**DATASET**:
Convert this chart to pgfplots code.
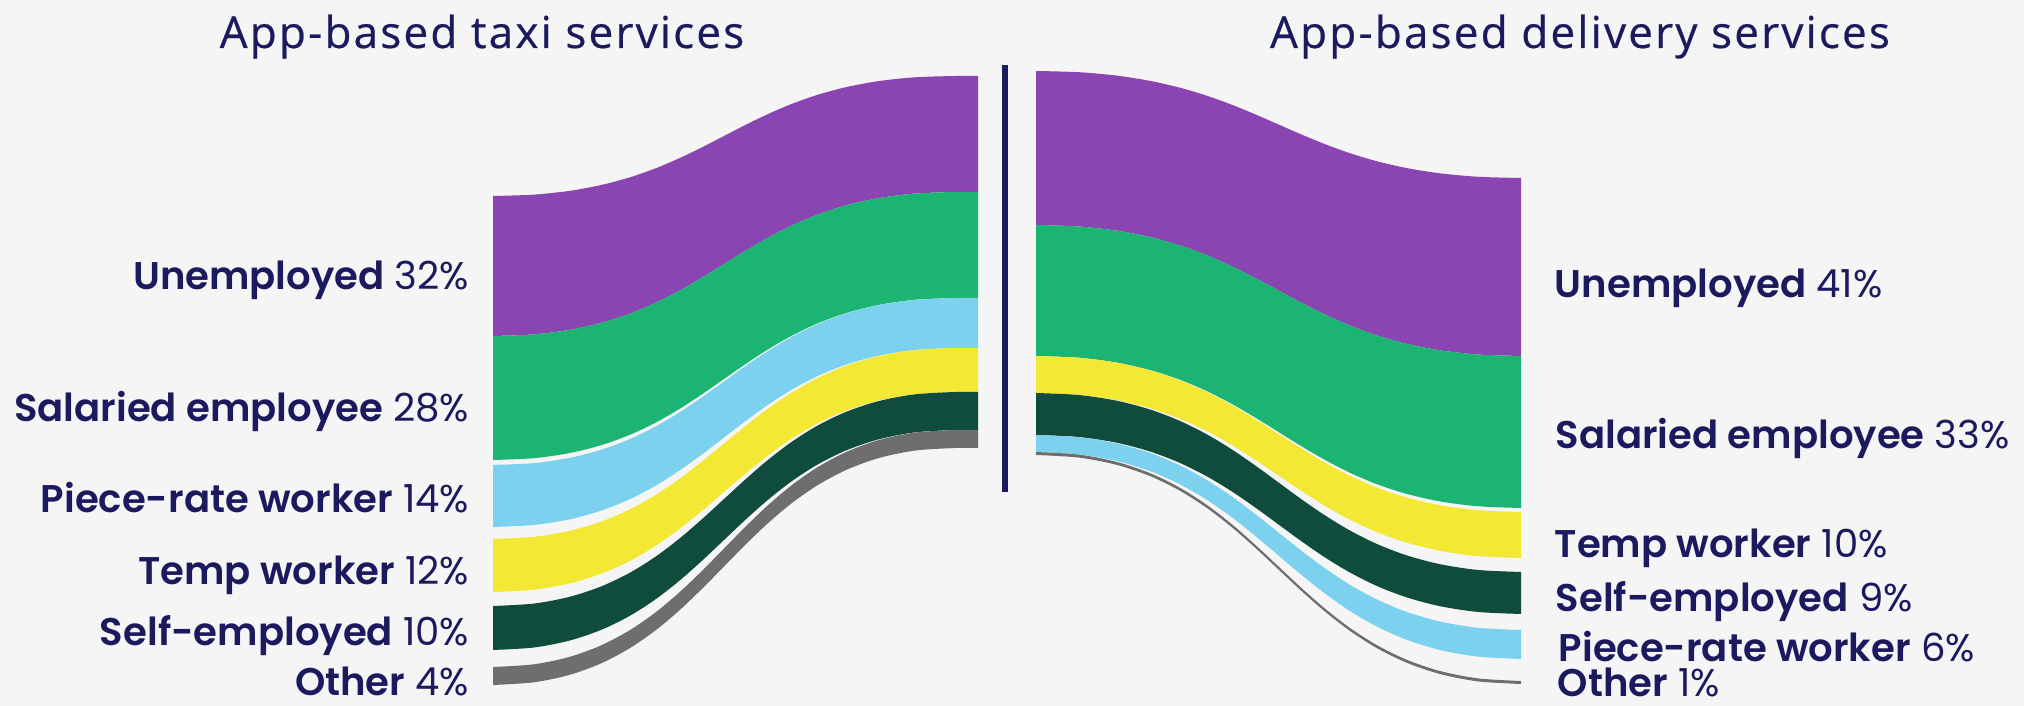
\documentclass[border=0pt]{standalone}
\usepackage{fontspec}
\setmainfont{Poppins}[BoldFont={Poppins SemiBold}]
\newfontfamily\titlefont{Open Sans}[LetterSpace=5,FakeBold=0.5]
\usepackage{pgfplots}
\usepackage{pgfplotstable}
\pgfplotsset{compat=1.18}
\usepgfplotslibrary{fillbetween}
\definecolor{bgc}{RGB}{245,245,245}
\definecolor{navy}{RGB}{28,26,94}
\definecolor{cPur}{RGB}{139,69,179}
\definecolor{cGrn}{RGB}{27,180,115}
\definecolor{cLbl}{RGB}{124,210,238}
\definecolor{cYel}{RGB}{243,233,53}
\definecolor{cDgr}{RGB}{16,76,60}
\definecolor{cGry}{RGB}{110,110,110}
% unit S-shaped connector (horizontal run s, vertical share f)
\pgfplotstableread{
s f
0 0
0.088135 0.011230
0.166016 0.042969
0.235107 0.092285
0.296875 0.156250
0.352783 0.231934
0.404297 0.316406
0.452881 0.406738
0.5 0.5
0.547119 0.593262
0.595703 0.683594
0.647217 0.768066
0.703125 0.843750
0.764893 0.907715
0.833984 0.957031
0.911865 0.988770
1 1
}\shapeR
\pgfplotstableread{
s f
0 0
0.088135 0.011230
0.166016 0.042969
0.235107 0.092285
0.296875 0.156250
0.352783 0.231934
0.404297 0.316406
0.452881 0.406738
0.5 0.5
0.547119 0.593262
0.595703 0.683594
0.647217 0.768066
0.703125 0.843750
0.764893 0.907715
0.833984 0.957031
0.911865 0.988770
1 1
1.0498 1
}\shapeL
% band edges: name, y at outer end, y at centre
\newcommand\lcurve[3]{\addplot[draw=none,smooth,name path=#1] table[x expr={493+462*\thisrow{s}}, y expr={#2+((#3)-(#2))*\thisrow{f}}] {\shapeL};}
\newcommand\rcurve[3]{\addplot[draw=none,smooth,name path=#1] table[x expr={1036+485*\thisrow{s}}, y expr={#2+((#3)-(#2))*\thisrow{f}}] {\shapeR};}
\begin{document}
\begin{tikzpicture}
\begin{axis}[width=506pt,height=176.5pt,scale only axis,
  xmin=0,xmax=2024,ymin=0,ymax=706,y dir=reverse,
  axis line style={draw=none},ticks=none,
  axis background/.style={fill=bgc},clip=false]
% ---------- left half: taxi (outer end -> centre) ----------
\lcurve{L1}{196}{76}
\lcurve{L2}{336}{192}
\lcurve{L3}{460}{298}
\lcurve{L4}{465}{298}
\lcurve{L5}{527}{348}
\lcurve{L6}{539}{348}
\lcurve{L7}{592}{392}
\lcurve{L8}{606}{392}
\lcurve{L9}{650}{430}
\lcurve{L10}{667}{430}
\lcurve{L11}{685}{448}
\addplot[fill=cPur,draw=none] fill between[of=L1 and L2];
\addplot[fill=cGrn,draw=none] fill between[of=L2 and L3];
\addplot[fill=cLbl,draw=none] fill between[of=L4 and L5];
\addplot[fill=cYel,draw=none] fill between[of=L6 and L7];
\addplot[fill=cDgr,draw=none] fill between[of=L8 and L9];
\addplot[fill=cGry,draw=none] fill between[of=L10 and L11];
% ---------- right half: delivery (centre -> outer end) ----------
\rcurve{R1}{71}{178}
\rcurve{R2}{225}{356}
\rcurve{R3}{356}{508}
\rcurve{R4}{356}{512}
\rcurve{R5}{393}{558}
\rcurve{R6}{393}{572}
\rcurve{R7}{435}{614}
\rcurve{R8}{435}{630}
\rcurve{R9}{452}{659}
\rcurve{R10}{452}{681}
\rcurve{R11}{455}{684}
\addplot[fill=cPur,draw=none] fill between[of=R1 and R2];
\addplot[fill=cGrn,draw=none] fill between[of=R2 and R3];
\addplot[fill=cYel,draw=none] fill between[of=R4 and R5];
\addplot[fill=cDgr,draw=none] fill between[of=R6 and R7];
\addplot[fill=cLbl,draw=none] fill between[of=R8 and R9];
\addplot[fill=cGry,draw=none] fill between[of=R10 and R11];
% centre divider
\addplot[navy,line width=1.3pt] coordinates {(1005,65) (1005,492)};
% titles
\node[anchor=base,inner sep=0,text=navy,font=\titlefont\fontsize{11pt}{13pt}\selectfont] at (axis cs:482,48) {App-based taxi services};
\node[anchor=base,inner sep=0,text=navy,font=\titlefont\fontsize{11pt}{13pt}\selectfont] at (axis cs:1580,48) {App-based delivery services};
% labels
\tikzset{lab/.style={inner sep=0,text=navy,font=\fontsize{9.65pt}{12pt}\selectfont}}
\node[lab,anchor=base east] at (axis cs:470,290) {\textbf{Unemployed} 32\%};
\node[lab,anchor=base east] at (axis cs:470,422) {\textbf{Salaried employee} 28\%};
\node[lab,anchor=base east] at (axis cs:470,513) {\textbf{Piece-rate worker} 14\%};
\node[lab,anchor=base east] at (axis cs:470,585) {\textbf{Temp worker} 12\%};
\node[lab,anchor=base east] at (axis cs:470,646) {\textbf{Self-employed} 10\%};
\node[lab,anchor=base east] at (axis cs:470,696) {\textbf{Other} 4\%};
\node[lab,anchor=base west] at (axis cs:1554,298) {\textbf{Unemployed} 41\%};
\node[lab,anchor=base west] at (axis cs:1555,449) {\textbf{Salaried employee} 33\%};
\node[lab,anchor=base west] at (axis cs:1554,558) {\textbf{Temp worker} 10\%};
\node[lab,anchor=base west] at (axis cs:1555,612) {\textbf{Self-employed} 9\%};
\node[lab,anchor=base west] at (axis cs:1558,662) {\textbf{Piece-rate worker} 6\%};
\node[lab,anchor=base west] at (axis cs:1557,697) {\textbf{Other} 1\%};
\end{axis}
\pgfresetboundingbox
\path[use as bounding box] (current axis.south west) rectangle (current axis.north east);
\end{tikzpicture}
\end{document}
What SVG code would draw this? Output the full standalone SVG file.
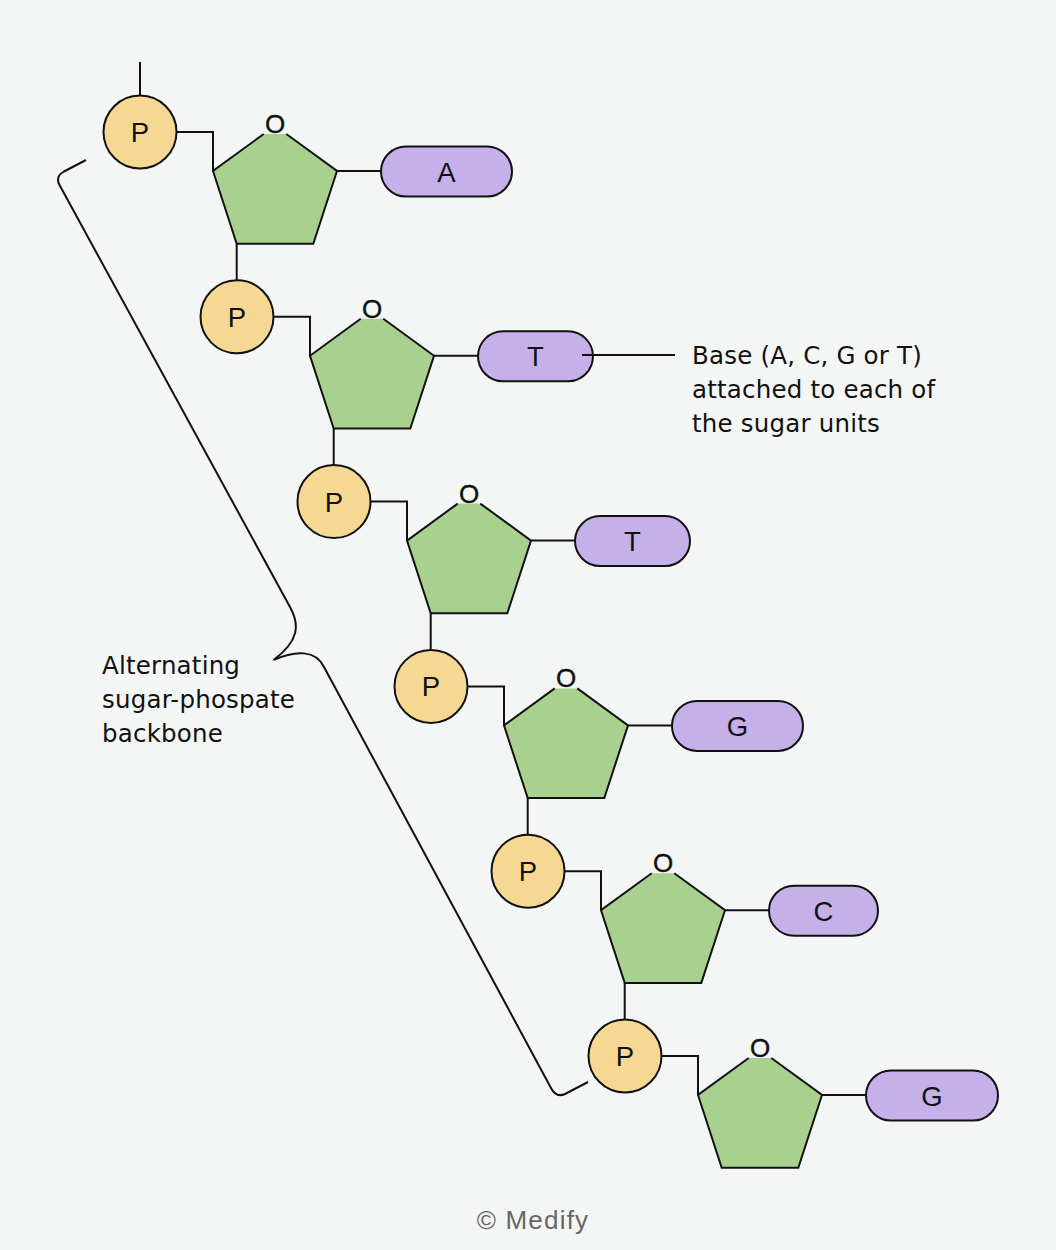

**CHALLENGE**: Pictures are not part of the copy; reproduce everything else in the records exactly.

**TASK RESULT**:
Convert this chart to pgfplots code.
\documentclass[border=0pt]{standalone}
\usepackage{fontspec}
\setmainfont{Poppins}[BoldFont={Poppins SemiBold}]
\newfontfamily\titlefont{Open Sans}[LetterSpace=5,FakeBold=0.5]
\usepackage{pgfplots}
\usepackage{pgfplotstable}
\pgfplotsset{compat=1.18}
\usepgfplotslibrary{fillbetween}
\definecolor{bgc}{RGB}{245,245,245}
\definecolor{navy}{RGB}{28,26,94}
\definecolor{cPur}{RGB}{139,69,179}
\definecolor{cGrn}{RGB}{27,180,115}
\definecolor{cLbl}{RGB}{124,210,238}
\definecolor{cYel}{RGB}{243,233,53}
\definecolor{cDgr}{RGB}{16,76,60}
\definecolor{cGry}{RGB}{110,110,110}
% unit S-shaped connector (horizontal run s, vertical share f)
\pgfplotstableread{
s f
0 0
0.088135 0.011230
0.166016 0.042969
0.235107 0.092285
0.296875 0.156250
0.352783 0.231934
0.404297 0.316406
0.452881 0.406738
0.5 0.5
0.547119 0.593262
0.595703 0.683594
0.647217 0.768066
0.703125 0.843750
0.764893 0.907715
0.833984 0.957031
0.911865 0.988770
1 1
}\shapeR
\pgfplotstableread{
s f
0 0
0.088135 0.011230
0.166016 0.042969
0.235107 0.092285
0.296875 0.156250
0.352783 0.231934
0.404297 0.316406
0.452881 0.406738
0.5 0.5
0.547119 0.593262
0.595703 0.683594
0.647217 0.768066
0.703125 0.843750
0.764893 0.907715
0.833984 0.957031
0.911865 0.988770
1 1
1.0498 1
}\shapeL
% band edges: name, y at outer end, y at centre
\newcommand\lcurve[3]{\addplot[draw=none,smooth,name path=#1] table[x expr={493+462*\thisrow{s}}, y expr={#2+((#3)-(#2))*\thisrow{f}}] {\shapeL};}
\newcommand\rcurve[3]{\addplot[draw=none,smooth,name path=#1] table[x expr={1036+485*\thisrow{s}}, y expr={#2+((#3)-(#2))*\thisrow{f}}] {\shapeR};}
\begin{document}
\begin{tikzpicture}
\begin{axis}[width=506pt,height=176.5pt,scale only axis,
  xmin=0,xmax=2024,ymin=0,ymax=706,y dir=reverse,
  axis line style={draw=none},ticks=none,
  axis background/.style={fill=bgc},clip=false]
% ---------- left half: taxi (outer end -> centre) ----------
\lcurve{L1}{196}{76}
\lcurve{L2}{336}{192}
\lcurve{L3}{460}{298}
\lcurve{L4}{465}{298}
\lcurve{L5}{527}{348}
\lcurve{L6}{539}{348}
\lcurve{L7}{592}{392}
\lcurve{L8}{606}{392}
\lcurve{L9}{650}{430}
\lcurve{L10}{667}{430}
\lcurve{L11}{685}{448}
\addplot[fill=cPur,draw=none] fill between[of=L1 and L2];
\addplot[fill=cGrn,draw=none] fill between[of=L2 and L3];
\addplot[fill=cLbl,draw=none] fill between[of=L4 and L5];
\addplot[fill=cYel,draw=none] fill between[of=L6 and L7];
\addplot[fill=cDgr,draw=none] fill between[of=L8 and L9];
\addplot[fill=cGry,draw=none] fill between[of=L10 and L11];
% ---------- right half: delivery (centre -> outer end) ----------
\rcurve{R1}{71}{178}
\rcurve{R2}{225}{356}
\rcurve{R3}{356}{508}
\rcurve{R4}{356}{512}
\rcurve{R5}{393}{558}
\rcurve{R6}{393}{572}
\rcurve{R7}{435}{614}
\rcurve{R8}{435}{630}
\rcurve{R9}{452}{659}
\rcurve{R10}{452}{681}
\rcurve{R11}{455}{684}
\addplot[fill=cPur,draw=none] fill between[of=R1 and R2];
\addplot[fill=cGrn,draw=none] fill between[of=R2 and R3];
\addplot[fill=cYel,draw=none] fill between[of=R4 and R5];
\addplot[fill=cDgr,draw=none] fill between[of=R6 and R7];
\addplot[fill=cLbl,draw=none] fill between[of=R8 and R9];
\addplot[fill=cGry,draw=none] fill between[of=R10 and R11];
% centre divider
\addplot[navy,line width=1.3pt] coordinates {(1005,65) (1005,492)};
% titles
\node[anchor=base,inner sep=0,text=navy,font=\titlefont\fontsize{11pt}{13pt}\selectfont] at (axis cs:482,48) {App-based taxi services};
\node[anchor=base,inner sep=0,text=navy,font=\titlefont\fontsize{11pt}{13pt}\selectfont] at (axis cs:1580,48) {App-based delivery services};
% labels
\tikzset{lab/.style={inner sep=0,text=navy,font=\fontsize{9.65pt}{12pt}\selectfont}}
\node[lab,anchor=base east] at (axis cs:470,290) {\textbf{Unemployed} 32\%};
\node[lab,anchor=base east] at (axis cs:470,422) {\textbf{Salaried employee} 28\%};
\node[lab,anchor=base east] at (axis cs:470,513) {\textbf{Piece-rate worker} 14\%};
\node[lab,anchor=base east] at (axis cs:470,585) {\textbf{Temp worker} 12\%};
\node[lab,anchor=base east] at (axis cs:470,646) {\textbf{Self-employed} 10\%};
\node[lab,anchor=base east] at (axis cs:470,696) {\textbf{Other} 4\%};
\node[lab,anchor=base west] at (axis cs:1554,298) {\textbf{Unemployed} 41\%};
\node[lab,anchor=base west] at (axis cs:1555,449) {\textbf{Salaried employee} 33\%};
\node[lab,anchor=base west] at (axis cs:1554,558) {\textbf{Temp worker} 10\%};
\node[lab,anchor=base west] at (axis cs:1555,612) {\textbf{Self-employed} 9\%};
\node[lab,anchor=base west] at (axis cs:1558,662) {\textbf{Piece-rate worker} 6\%};
\node[lab,anchor=base west] at (axis cs:1557,697) {\textbf{Other} 1\%};
\end{axis}
\pgfresetboundingbox
\path[use as bounding box] (current axis.south west) rectangle (current axis.north east);
\end{tikzpicture}
\end{document}
What SVG code would draw this? Output the full standalone SVG file.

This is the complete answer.